You need enough of my trust in advance for me to be willing to quote you my cheerful price.

 

plus I barely know you

Are cheerful prices a good idea among near-strangers? The original idea was to address the issue of spending social capital among friends. Here you'd presumably have some trust and knowledge to make these things less of a problem.

Right, I think that’s a more useful context. The first time I was asked was by a new acquaintance, so I wanted to unpack the reaction I had.

I don't have a price for negotiation. If someone has an idea they suspect may provide mutual benefit to both of us, I want to hear it, and I want them to know how willing I am to do that, with boundaries as clear as those of the original proposal. In cases where there may be second order impacts, I will communicate that as part of the conversation of establishing mutual needs and desires.

I'm not sure I understand how this can possibly work.  There needs to be trust in both directions before any agreement (or pre-agreement or agreement to pay for discussion of agreement, or as many levels down as you choose to go).  And if this trust exists, It's often FAR more efficient to implicitly roll the bid/negotiation cost into the final contract.

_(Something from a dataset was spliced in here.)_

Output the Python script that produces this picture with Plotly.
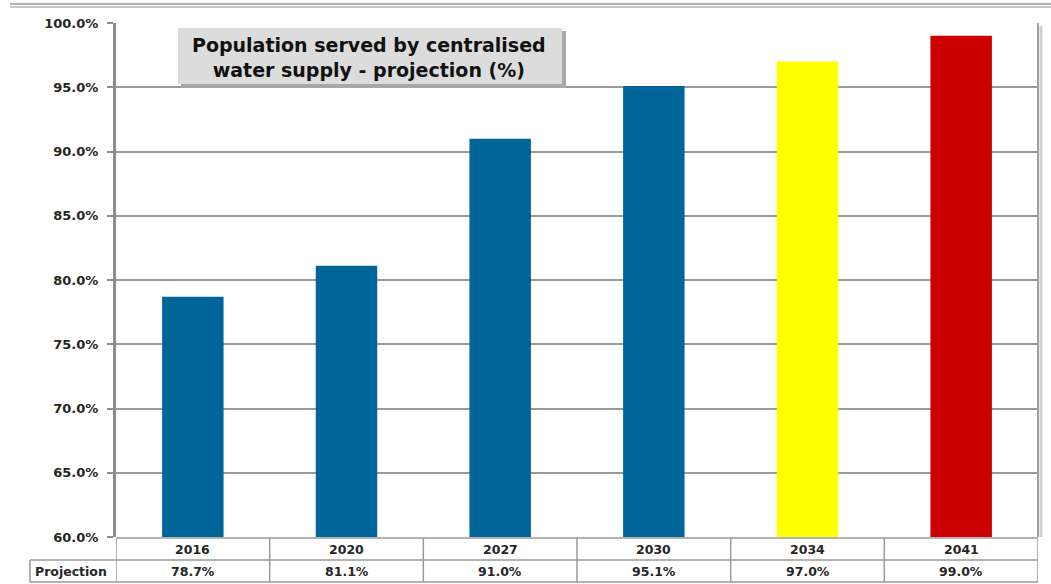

If Alice trusts Bob enough to pay $100 + 1.25/minute without any defined outcome (or duration; I presume "either party may terminate at any time"), and Bob trusts Alice enough that there's some future benefit to the conversation (not necessary if the money is sufficient and each minute is paid in advance), they should just do the normal dance: 10-minute elevator pitch to give a few more details and firm up the future-value hypothesis, then maybe an hour or two of negotiation of rates and responsibiities, then get to work.  Possibly with additional negotiation, paid or not, about long-term ownership stakes or contract terms.

Basically, with trust, it's inefficient to have the paid-bid phase.  And without trust, they can't even start the paid-bid phase.   There are probably some middle-ground situations where this works and is needed, but I'm not sure I can identify any.